Global Trauma Research: To support the “Stay Well” program, which provides 24-hour crisis intervention/hospital prevention and culturally/spiritually specific long-term trauma counseling to participants with a history of substance misuse, as well as a multilingual substance misuse and abuse community education campaign with 300 community partners.
Housing Plus: To support justice-involved women in an alternative-to-detention program that provides community-based housing and comprehensive services to help them overcome poverty, homelessness, and the effects of incarceration, and build stable lives.
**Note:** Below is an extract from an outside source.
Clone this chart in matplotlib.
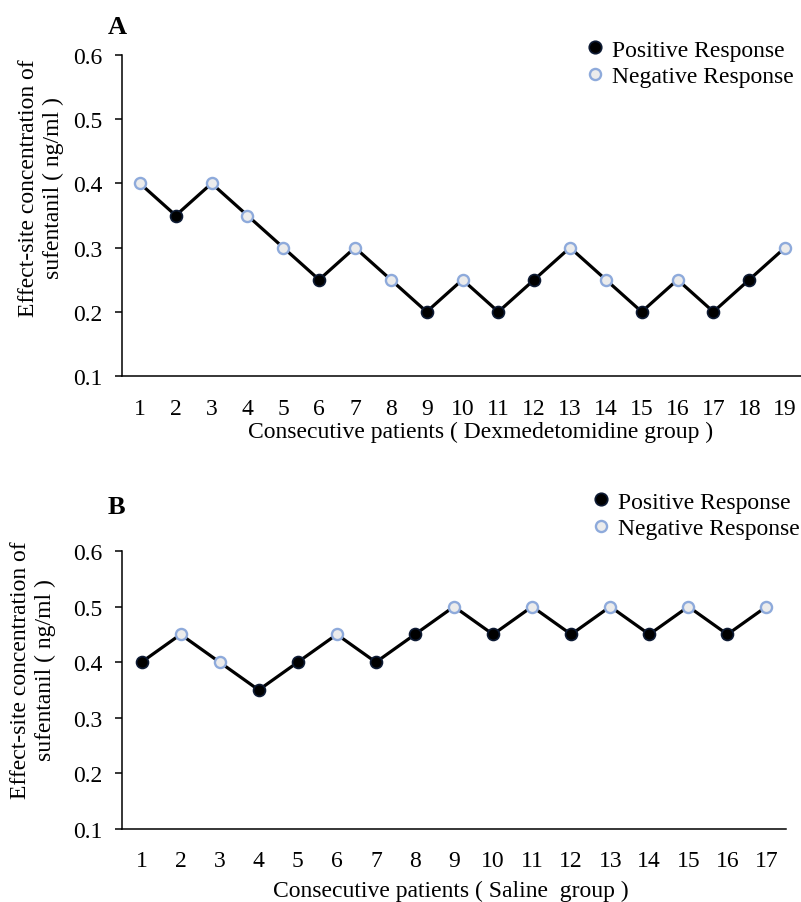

The program also seeks to reunite and reconnect parents and caregivers with children in foster care, and to prevent separation in as many families as possible.
Lantern Community Services: To provide comprehensive harm reduction services to improve the overall quality of life for clients, including at two supportive housing sites in Brooklyn that serve formerly unhoused residents living with chronic illnesses such as HIV/AIDS and/or diagnosed mental health conditions. Staff also provide Naloxone training and kits and overdose prevention education to residents.
New York Therapeutic Communities - Stay’n Out: To support substance misuse treatment for adults in the criminal legal system through licensed community-based residential and outpatient programs that use a therapeutic community model, as well as to add more peer recovery advocates to connect persons using substances with needed services
The Family Center: To support programs that provide comprehensive, culturally sensitive, and family-focused behavioral health treatment and recovery services for adults, children, and families with significant levels of trauma, chronic disease, extreme poverty, and barriers to care, as well as free childcare for parents and caregivers who are living with addiction, substance use challenges, and recovery while they are receiving treatment and health services.
VOCAL-NY: To support the growth of outreach and testing programs for people who use drugs, increased operating hours for syringe services programs, expansion of service delivery teams by transitioning part-time peer outreach workers and Hepatitis C care coordinators to full-time salaried positions, and hiring additional peer outreach workers.